> [Stated problem]:
Track down every line below that holds "this" and copy it.

> [Raw data]:
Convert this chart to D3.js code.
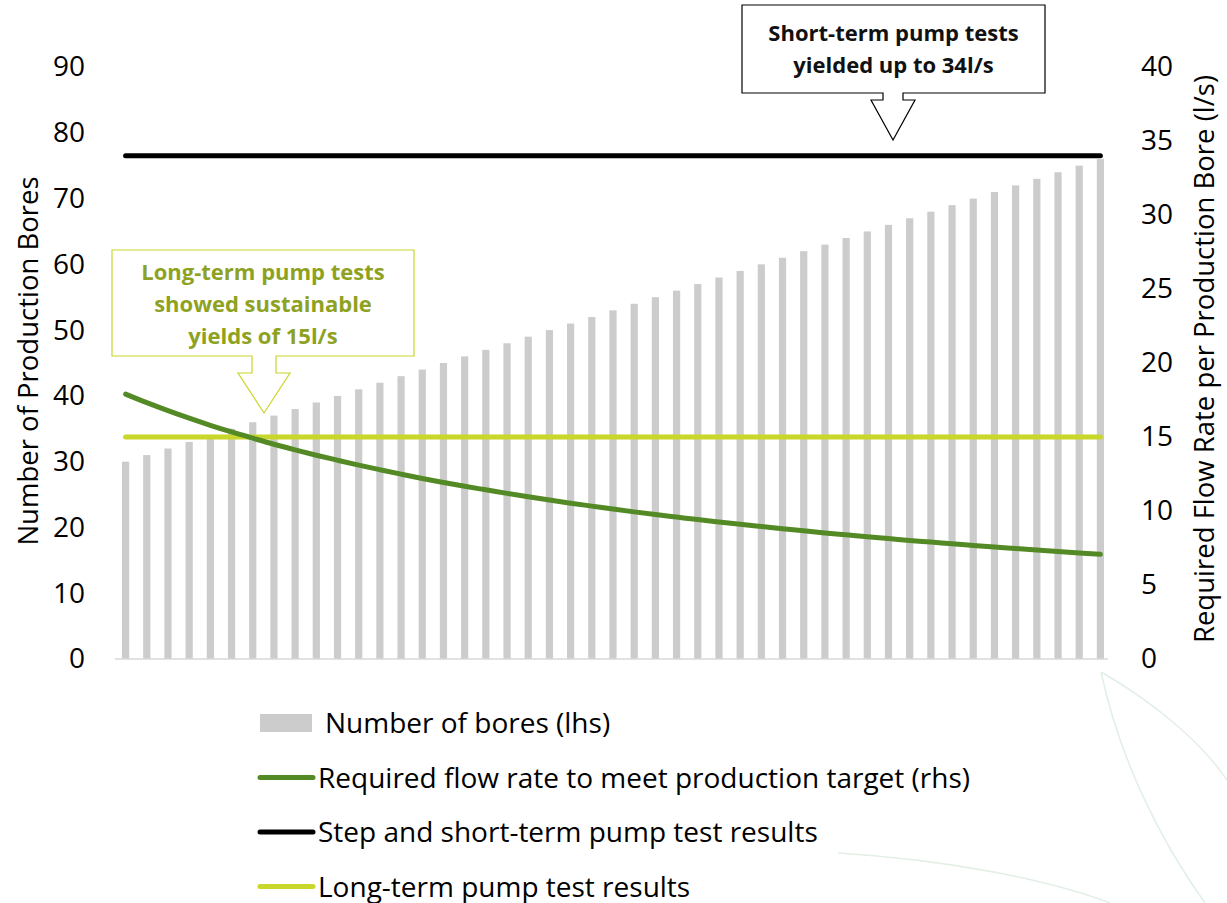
<!DOCTYPE html>
<html>
<head>
<meta charset="utf-8">
<script src="https://cdn.jsdelivr.net/npm/d3@7/dist/d3.min.js"></script>
<style>
  body { margin: 0; background: #fff; }
  text { font-family: "Open Sans", "Noto Sans", sans-serif; }
</style>
</head>
<body>
<script>
// bores count, one bar per scenario
var bores = [30,31,32,33,34,35,36,37,38,39,40,41,42,43,44,45,46,47,48,49,50,51,52,53,54,
  55,56,57,58,59,60,61,62,63,64,65,66,67,68,69,70,71,72,73,74,75,76];
// required flow per bore (l/s)
var flowRate = [17.9,17.32,16.78,16.27,15.79,15.34,14.92,14.51,14.13,13.77,13.43,13.1,12.79,
  12.49,12.2,11.93,11.67,11.43,11.19,10.96,10.74,10.53,10.33,10.13,9.94,9.76,9.59,9.42,9.26,
  9.1,8.95,8.8,8.66,8.52,8.39,8.26,8.14,8.01,7.9,7.78,7.67,7.56,7.46,7.36,7.26,7.16,7.07];
var shortTerm = 34;   // l/s
var longTerm = 15;    // l/s

var leftTicks = [0,10,20,30,40,50,60,70,80,90];
var rightTicks = [0,5,10,15,20,25,30,35,40];

var legendItems = [
  {label: "Number of bores (lhs)", type: "bar", color: "#cccccc"},
  {label: "Required flow rate to meet production target (rhs)", type: "line", color: "#548a26"},
  {label: "Step and short-term pump test results", type: "line", color: "#000000"},
  {label: "Long-term pump test results", type: "line", color: "#c9d62a"}
];

var W = 1227, H = 903;
var margin = {top: 67, left: 115, right: 116, bottom: 244};
var width = W - margin.left - margin.right,
    height = H - margin.top - margin.bottom;

var svg = d3.select("body").append("svg")
  .attr("width", W).attr("height", H);

// faint leaf outlines in the background
var leaf = svg.append("g").attr("fill", "none").attr("stroke", "#e2efe5").attr("stroke-width", 1.5);
leaf.append("path").attr("d", "M1101,672 C1120,760 1160,840 1205,903");
leaf.append("path").attr("d", "M1101,672 C1150,700 1200,740 1227,780");
leaf.append("path").attr("d", "M838,853 C950,860 1050,880 1110,903");

var g = svg.append("g").attr("transform", "translate(" + margin.left + "," + margin.top + ")");

var x = d3.scaleBand().domain(bores).range([0, width]).paddingInner(0.66).paddingOuter(0.33);
var yL = d3.scaleLinear().domain([0, 90]).range([height, 0]);
var yR = d3.scaleLinear().domain([0, 40]).range([height, 0]);

// bars
g.selectAll(".bar").data(bores).enter().append("rect")
  .attr("class", "bar")
  .attr("x", function(d) { return x(d); })
  .attr("width", x.bandwidth())
  .attr("y", function(d) { return yL(d); })
  .attr("height", function(d) { return height - yL(d); })
  .attr("fill", "#cccccc");

// baseline
g.append("line").attr("x1", 0).attr("x2", width - 3).attr("y1", height).attr("y2", height)
  .attr("stroke", "#d9d9d9").attr("stroke-width", 1.5);

function cx(d) { return x(d) + x.bandwidth() / 2; }

// flat test-result lines
function flatLine(val, color) {
  g.append("path")
    .datum(bores)
    .attr("d", d3.line().x(cx).y(function() { return yR(val); }))
    .attr("fill", "none").attr("stroke", color)
    .attr("stroke-width", 5).attr("stroke-linecap", "round");
}
flatLine(shortTerm, "#000000");
flatLine(longTerm, "#c9d62a");

// required flow curve
g.append("path")
  .datum(flowRate)
  .attr("d", d3.line().curve(d3.curveMonotoneX)
    .x(function(d, i) { return cx(bores[i]); })
    .y(function(d) { return yR(d); }))
  .attr("fill", "none").attr("stroke", "#548a26")
  .attr("stroke-width", 5).attr("stroke-linecap", "round");

// axes
var leftAxis = g.append("g").call(d3.axisLeft(yL).tickValues(leftTicks).tickSize(0).tickPadding(30));
var rightAxis = g.append("g").attr("transform", "translate(" + width + ",0)")
  .call(d3.axisRight(yR).tickValues(rightTicks).tickSize(0).tickPadding(30));
[leftAxis, rightAxis].forEach(function(a) {
  a.select(".domain").remove();
  a.selectAll("text").style("font-size", "28px").attr("fill", "#000")
    .style("font-family", "'Open Sans', sans-serif");
});

svg.append("text")
  .attr("transform", "translate(38," + (margin.top + yL(45) - 2) + ") rotate(-90)")
  .attr("text-anchor", "middle").style("font-size", "27.5px")
  .text("Number of Production Bores");
svg.append("text")
  .attr("transform", "translate(1214," + (margin.top + yR(20) - 4) + ") rotate(-90)")
  .attr("text-anchor", "middle").style("font-size", "27.5px")
  .text("Required Flow Rate per Production Bore (l/s)");

// callouts: box with a hollow arrow pointing down
function callout(box, arrow, lines, stroke, textColor) {
  var c = svg.append("g");
  var b = box, a = arrow;
  var pts = [
    [b.x, b.y], [b.x + b.w, b.y], [b.x + b.w, b.y + b.h],
    [a.cx + a.shaft, b.y + b.h], [a.cx + a.shaft, a.neck], [a.cx + a.head, a.neck],
    [a.cx, a.tip], [a.cx - a.head, a.neck], [a.cx - a.shaft, a.neck],
    [a.cx - a.shaft, b.y + b.h], [b.x, b.y + b.h]
  ];
  c.append("path").attr("d", "M" + pts.join("L") + "Z")
    .attr("fill", "#fff").attr("stroke", stroke).attr("stroke-width", 1.2);
  c.selectAll("text").data(lines).enter().append("text")
    .attr("x", b.x + b.w / 2)
    .attr("y", function(d, i) { return b.ty + i * b.lh; })
    .attr("text-anchor", "middle")
    .style("font-size", "22px").style("font-weight", "bold")
    .attr("fill", textColor)
    .text(function(d) { return d; });
}

callout({x: 742, y: 5, w: 303, h: 88, ty: 41, lh: 32},
  {cx: 893, shaft: 10, neck: 100, head: 22, tip: 140},
  ["Short-term pump tests", "yielded up to 34l/s"], "#000", "#111");

callout({x: 112, y: 250, w: 302, h: 106, ty: 280, lh: 32},
  {cx: 264, shaft: 12, neck: 373, head: 26, tip: 413},
  ["Long-term pump tests", "showed sustainable", "yields of 15l/s"], "#c9d62a", "#8ea21f");

// legend
var legend = svg.append("g").attr("transform", "translate(258,723)");
var rows = legend.selectAll(".lg").data(legendItems).enter().append("g")
  .attr("transform", function(d, i) { return "translate(0," + (i * 54.5) + ")"; });
rows.each(function(d) {
  var r = d3.select(this);
  if (d.type === "bar") {
    r.append("rect").attr("x", 2).attr("y", -9).attr("width", 52).attr("height", 18).attr("fill", d.color);
    r.append("text").attr("x", 67).attr("y", 10).style("font-size", "28px").text(d.label);
  } else {
    r.append("line").attr("x1", 2).attr("x2", 55).attr("y1", 0).attr("y2", 0)
      .attr("stroke", d.color).attr("stroke-width", 5).attr("stroke-linecap", "round");
    r.append("text").attr("x", 60).attr("y", 10).style("font-size", "28px").text(d.label);
  }
});
</script>
</body>
</html>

> [Final result]:
Convert this chart to D3.js code.
  var r = d3.select(this);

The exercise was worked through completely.